Figure scripts
☆ ☆ ☆ ☆

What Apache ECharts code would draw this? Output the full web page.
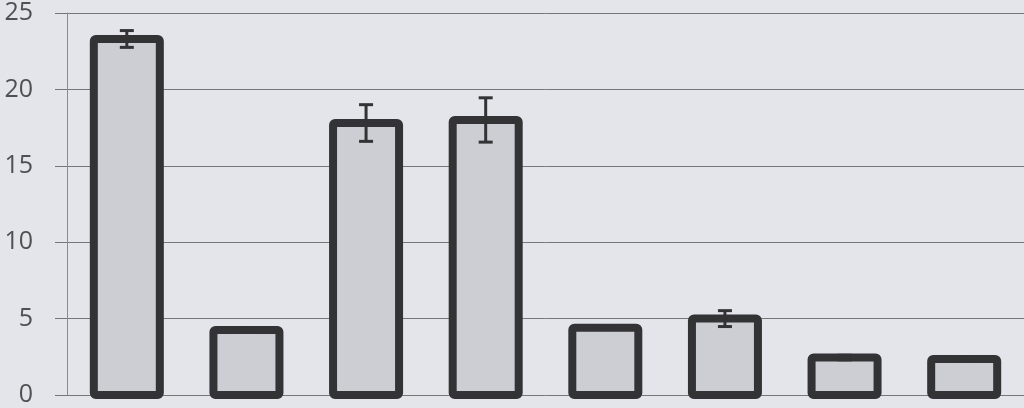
<!DOCTYPE html>
<html><head><meta charset="utf-8">
<script src="https://cdn.jsdelivr.net/npm/echarts@6/dist/echarts.min.js"></script>
<style>html,body{margin:0;padding:0;background:#e3e5eb;}#c{width:1024px;height:408px;}</style>
</head><body><div id="c"></div>
<script>
const categories = ['1','2','3','4','5','6','7','8'];
const values = [23.3, 4.25, 17.8, 18.0, 4.4, 5.0, 2.45, 2.35];
const errors = [0.55, 0.05, 1.2, 1.45, 0.08, 0.52, 0.15, 0.05];
const yTicks = [0, 5, 10, 15, 20, 25];

const chart = echarts.init(document.getElementById('c'));
chart.setOption({
  backgroundColor: '#e3e5eb',
  animation: false,
  grid: {left: 67, right: 0, top: 13, bottom: 13},
  xAxis: {
    type: 'category', data: categories,
    axisLine: {show: false}, axisTick: {show: false}, axisLabel: {show: false}
  },
  yAxis: {
    type: 'value', min: yTicks[0], max: yTicks[yTicks.length-1], interval: 5,
    axisLine: {show: true, lineStyle: {color: '#8a8a8e', width: 1}},
    axisTick: {show: true, length: 12, lineStyle: {color: '#77777b', width: 1}},
    splitLine: {lineStyle: {color: '#77777b', width: 1}},
    axisLabel: {margin: 34, fontSize: 25, color: '#505053', fontFamily: 'Open Sans'}
  },
  series: [
    {
      type: 'custom', z: 3, clip: false,
      data: values.map((v, i) => [i, v]),
      renderItem: function (params, api) {
        const x = api.value(0);
        const top = api.coord([x, api.value(1)]);
        const base = api.coord([x, 0]);
        const w = 66;
        return {
          type: 'rect',
          shape: {x: top[0] - w / 2, y: top[1], width: w, height: base[1] - top[1], r: 2},
          style: {fill: '#cdced3', stroke: '#333335', lineWidth: 8, lineJoin: 'round'}
        };
      }
    },
    {
      type: 'custom', z: 5,
      data: values.map((v, i) => [i, v - errors[i], v + errors[i]]),
      renderItem: function (params, api) {
        const x = api.value(0);
        const lo = api.coord([x, api.value(1)]);
        const hi = api.coord([x, api.value(2)]);
        const hw = 7;
        const st = {stroke: '#333335', lineWidth: 3};
        return {type: 'group', children: [
          {type: 'line', shape: {x1: lo[0], y1: lo[1], x2: hi[0], y2: hi[1]}, style: st},
          {type: 'line', shape: {x1: lo[0]-hw, y1: lo[1], x2: lo[0]+hw, y2: lo[1]}, style: st},
          {type: 'line', shape: {x1: hi[0]-hw, y1: hi[1], x2: hi[0]+hw, y2: hi[1]}, style: st}
        ]};
      }
    }
  ]
});
</script></body></html>
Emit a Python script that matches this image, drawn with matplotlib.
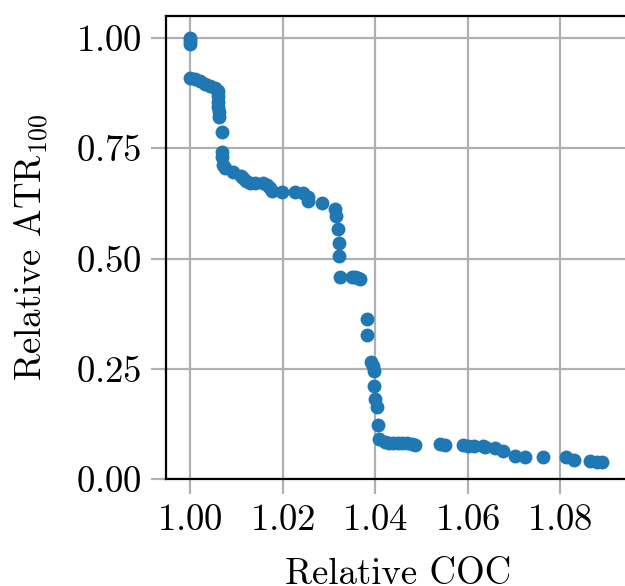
import matplotlib
matplotlib.use("Agg")
import matplotlib.pyplot as plt
from matplotlib.ticker import FuncFormatter

plt.rcParams['font.family'] = 'serif'
plt.rcParams['font.serif'] = ['cmr10']
plt.rcParams['mathtext.fontset'] = 'cm'
plt.rcParams['axes.formatter.use_mathtext'] = True

rel_coc = [1.0000, 1.0000, 1.0000,
           1.0000, 1.0011, 1.0022, 1.0032, 1.0043, 1.0054, 1.0060, 1.0061, 1.0061, 1.0061, 1.0062, 1.0062,
           1.0068, 1.0068, 1.0070, 1.0072, 1.0076, 1.0093, 1.0110, 1.0115, 1.0122, 1.0130, 1.0140, 1.0158,
           1.0166, 1.0173, 1.0177, 1.0198, 1.0227, 1.0245, 1.0256, 1.0256, 1.0285, 1.0314, 1.0315, 1.0319,
           1.0321, 1.0322, 1.0324, 1.0350, 1.0357, 1.0362, 1.0368,
           1.0382, 1.0383, 1.0391, 1.0396, 1.0398, 1.0398, 1.0400, 1.0405, 1.0406, 1.0409, 1.0422, 1.0429,
           1.0438, 1.0450, 1.0458, 1.0470, 1.0479, 1.0487, 1.0541, 1.0551, 1.0591, 1.0600, 1.0613, 1.0634,
           1.0638, 1.0660, 1.0676, 1.0703, 1.0724, 1.0764, 1.0813, 1.0829, 1.0865, 1.0879, 1.0890]
rel_atr = [1.000, 0.993, 0.986,
           0.909, 0.906, 0.902, 0.896, 0.891, 0.886, 0.880, 0.868, 0.856, 0.844, 0.832, 0.822,
           0.786, 0.742, 0.730, 0.712, 0.705, 0.697, 0.687, 0.683, 0.676, 0.672, 0.671, 0.671,
           0.667, 0.660, 0.652, 0.651, 0.651, 0.648, 0.640, 0.631, 0.625, 0.612, 0.597, 0.566,
           0.535, 0.505, 0.459, 0.459, 0.457, 0.456, 0.453,
           0.362, 0.326, 0.266, 0.257, 0.245, 0.212, 0.182, 0.163, 0.122, 0.090, 0.085, 0.082,
           0.082, 0.082, 0.082, 0.081, 0.080, 0.078, 0.079, 0.076, 0.076, 0.075, 0.075, 0.074,
           0.073, 0.071, 0.064, 0.052, 0.051, 0.051, 0.051, 0.043, 0.041, 0.039, 0.039]

x_ticks = [1.00, 1.02, 1.04, 1.06, 1.08]
y_ticks = [0.00, 0.25, 0.50, 0.75, 1.00]

fig = plt.figure(figsize=(6.25, 5.86), dpi=100)
ax = fig.add_axes([166/625, 107/586, 464/625, 463/586])

ax.scatter(rel_coc, rel_atr, s=100, color='#1f77b4', zorder=3, linewidths=0)

ax.set_xlim(0.9948, 1.0951)
ax.set_ylim(0.0, 1.05)
ax.set_xticks(x_ticks)
ax.set_yticks(y_ticks)
ax.xaxis.set_major_formatter(FuncFormatter(lambda v, p: f"${v:.2f}$"))
ax.yaxis.set_major_formatter(FuncFormatter(lambda v, p: f"${v:.2f}$"))
ax.grid(True, color='#b0b0b0', linewidth=1.6, zorder=0)
ax.set_axisbelow(True)
ax.tick_params(axis='both', labelsize=26.5, length=10.5, width=1.6, color='#b0b0b0', pad=7)
for sp in ax.spines.values():
    sp.set_linewidth(1.6)
ax.spines['right'].set_visible(False)

ax.set_xlabel('Relative COC', fontsize=26.5, labelpad=15)
ax.set_ylabel(r'Relative ATR$_{100}$', fontsize=26.5, labelpad=18)

fig.savefig('out.png', dpi=100)
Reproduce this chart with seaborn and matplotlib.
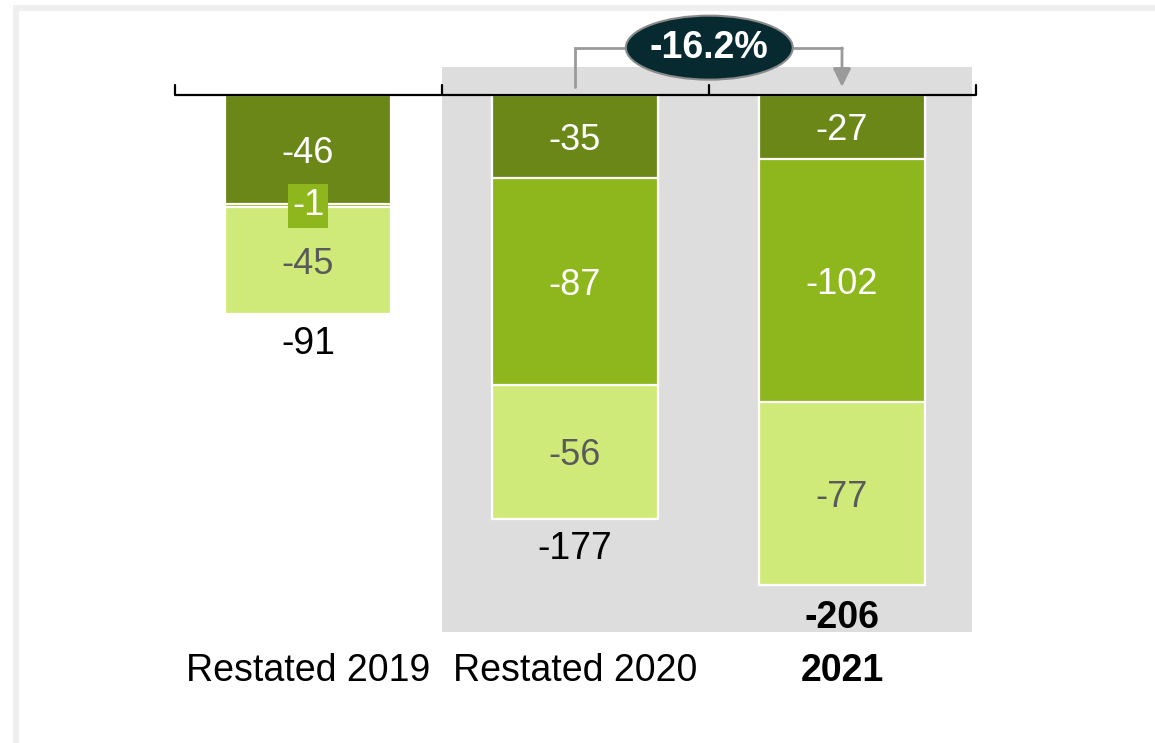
import matplotlib
matplotlib.use("Agg")
import matplotlib.pyplot as plt
from matplotlib.patches import Rectangle, Ellipse
import seaborn as sns
import pandas as pd

# ---- data ----
categories = ["Restated 2019", "Restated 2020", "2021"]
dark_vals = [-46, -35, -27]
mid_vals = [-1, -87, -102]
light_vals = [-45, -56, -77]
totals = [-91, -177, -206]
change_label = "-16.2%"

# colours
DARK = "#6a8717"
MID = "#8db71c"
LIGHT = "#d0ea7a"
GREY_BG = "#dddddd"
ARROW = "#9a9a9a"
BUBBLE = "#062a30"

sns.set_theme(style="white")
plt.rcParams["font.family"] = ["Liberation Sans", "DejaVu Sans"]

df = pd.DataFrame({
    "cat": categories,
    "dark": dark_vals,
    "mid": mid_vals,
    "light": light_vals,
})
df["upto_mid"] = df["dark"] + df["mid"]
df["upto_light"] = df["upto_mid"] + df["light"]

fig = plt.figure(figsize=(11.55, 7.43), dpi=100)
ax = fig.add_axes([0, 0, 1, 1])

# stacked bars by overlaying cumulative sums (biggest first)
bar_kw = dict(width=0.62, saturation=1, edgecolor="white", linewidth=1.6, ax=ax, zorder=2)
sns.barplot(data=df, x="cat", y="upto_light", color=LIGHT, **bar_kw)
sns.barplot(data=df, x="cat", y="upto_mid", color=MID, **bar_kw)
sns.barplot(data=df, x="cat", y="dark", color=DARK, **bar_kw)

# grey highlight behind 2020 / 2021
ax.add_patch(Rectangle((0.5, -225.6), 1.987, 237.4, facecolor=GREY_BG,
                       edgecolor="none", zorder=0))

# segment labels (nudged down a bit so digits sit visually centred)
nudge = -1.6
for i in range(len(categories)):
    d, m, l = dark_vals[i], mid_vals[i], light_vals[i]
    ax.text(i, d / 2 + nudge, f"{d}", ha="center", va="center", fontsize=26,
            color="white", zorder=5)
    if abs(m) < 5:
        ax.text(i, d + m / 2, f"{m}", ha="center", va="center", fontsize=26,
                color="white", zorder=6,
                bbox=dict(boxstyle="square,pad=0.12", fc=MID, ec="none"))
    else:
        ax.text(i, d + m / 2 + nudge, f"{m}", ha="center", va="center", fontsize=26,
                color="white", zorder=5)
    ax.text(i, d + m + l / 2 + nudge, f"{l}", ha="center", va="center", fontsize=26,
            color="#5a5a5a", zorder=5)
    bold = "bold" if i == len(categories) - 1 else "normal"
    ax.text(i, totals[i] - 13.6, f"{totals[i]}", ha="center", va="center",
            fontsize=27, color="black", fontweight=bold, zorder=5)
    ax.text(i, -242.2, categories[i], ha="center", va="center",
            fontsize=27, color="black", fontweight=bold, zorder=5)

# baseline with upward ticks at the category boundaries
ax.plot([-0.5, 2.5], [0, 0], color="black", lw=1.6, zorder=4,
        solid_capstyle="butt")
for xb in [-0.5, 0.5, 1.5, 2.5]:
    ax.plot([xb, xb], [0, 4.3], color="black", lw=1.6, zorder=4)

# change connector 2020 -> 2021
ax.plot([1, 1, 2], [3.4, 19.8, 19.8], color=ARROW, lw=2, zorder=3,
        solid_joinstyle="miter")
ax.annotate("", xy=(2, 3.4), xytext=(2, 19.8),
            arrowprops=dict(arrowstyle="-|>,head_length=0.55,head_width=0.27",
                            color=ARROW, lw=2, mutation_scale=20,
                            shrinkA=0, shrinkB=0),
            zorder=3)
ax.add_patch(Ellipse((1.503, 19.9), 0.625, 26.9, facecolor=BUBBLE,
                     edgecolor="#8a8a8a", lw=1.5, zorder=6))
ax.text(1.503, 19.6, change_label, ha="center", va="center", fontsize=27,
        fontweight="bold", color="white", zorder=7)

ax.set_xlim(-308 / 267, (1155 - 308) / 267)
ax.set_ylim(-(743 - 95) / 2.38, 95 / 2.38)
ax.axis("off")

# faint frame along the top and left edges
fig.add_artist(Rectangle((13 / 1155, 0), 6 / 1155, 738 / 743,
                         transform=fig.transFigure, facecolor="#efefef",
                         edgecolor="none"))
fig.add_artist(Rectangle((13 / 1155, 732 / 743), 1142 / 1155, 6 / 743,
                         transform=fig.transFigure, facecolor="#efefef",
                         edgecolor="none"))

fig.savefig("out.png", dpi=100)
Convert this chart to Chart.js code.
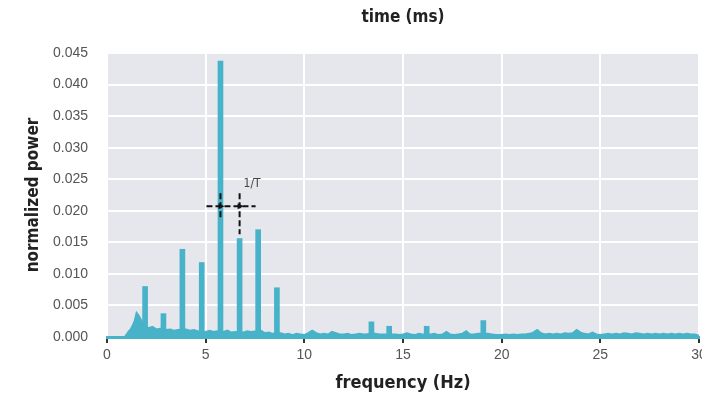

☆ ☆ ☆ ☆

Problem description: Omit all pictures and repeat exactly the lines from the one containing "Emit a Python" through the one containing "y_ticks = [0.00, 0.25, 0.50, 0.75, 1.00]", ends included, with nothing added.

Exercise answer:
Emit a Python script that matches this image, drawn with matplotlib.
import matplotlib
matplotlib.use("Agg")
import matplotlib.pyplot as plt
from matplotlib.ticker import FuncFormatter

plt.rcParams['font.family'] = 'serif'
plt.rcParams['font.serif'] = ['cmr10']
plt.rcParams['mathtext.fontset'] = 'cm'
plt.rcParams['axes.formatter.use_mathtext'] = True

rel_coc = [1.0000, 1.0000, 1.0000,
           1.0000, 1.0011, 1.0022, 1.0032, 1.0043, 1.0054, 1.0060, 1.0061, 1.0061, 1.0061, 1.0062, 1.0062,
           1.0068, 1.0068, 1.0070, 1.0072, 1.0076, 1.0093, 1.0110, 1.0115, 1.0122, 1.0130, 1.0140, 1.0158,
           1.0166, 1.0173, 1.0177, 1.0198, 1.0227, 1.0245, 1.0256, 1.0256, 1.0285, 1.0314, 1.0315, 1.0319,
           1.0321, 1.0322, 1.0324, 1.0350, 1.0357, 1.0362, 1.0368,
           1.0382, 1.0383, 1.0391, 1.0396, 1.0398, 1.0398, 1.0400, 1.0405, 1.0406, 1.0409, 1.0422, 1.0429,
           1.0438, 1.0450, 1.0458, 1.0470, 1.0479, 1.0487, 1.0541, 1.0551, 1.0591, 1.0600, 1.0613, 1.0634,
           1.0638, 1.0660, 1.0676, 1.0703, 1.0724, 1.0764, 1.0813, 1.0829, 1.0865, 1.0879, 1.0890]
rel_atr = [1.000, 0.993, 0.986,
           0.909, 0.906, 0.902, 0.896, 0.891, 0.886, 0.880, 0.868, 0.856, 0.844, 0.832, 0.822,
           0.786, 0.742, 0.730, 0.712, 0.705, 0.697, 0.687, 0.683, 0.676, 0.672, 0.671, 0.671,
           0.667, 0.660, 0.652, 0.651, 0.651, 0.648, 0.640, 0.631, 0.625, 0.612, 0.597, 0.566,
           0.535, 0.505, 0.459, 0.459, 0.457, 0.456, 0.453,
           0.362, 0.326, 0.266, 0.257, 0.245, 0.212, 0.182, 0.163, 0.122, 0.090, 0.085, 0.082,
           0.082, 0.082, 0.082, 0.081, 0.080, 0.078, 0.079, 0.076, 0.076, 0.075, 0.075, 0.074,
           0.073, 0.071, 0.064, 0.052, 0.051, 0.051, 0.051, 0.043, 0.041, 0.039, 0.039]

x_ticks = [1.00, 1.02, 1.04, 1.06, 1.08]
y_ticks = [0.00, 0.25, 0.50, 0.75, 1.00]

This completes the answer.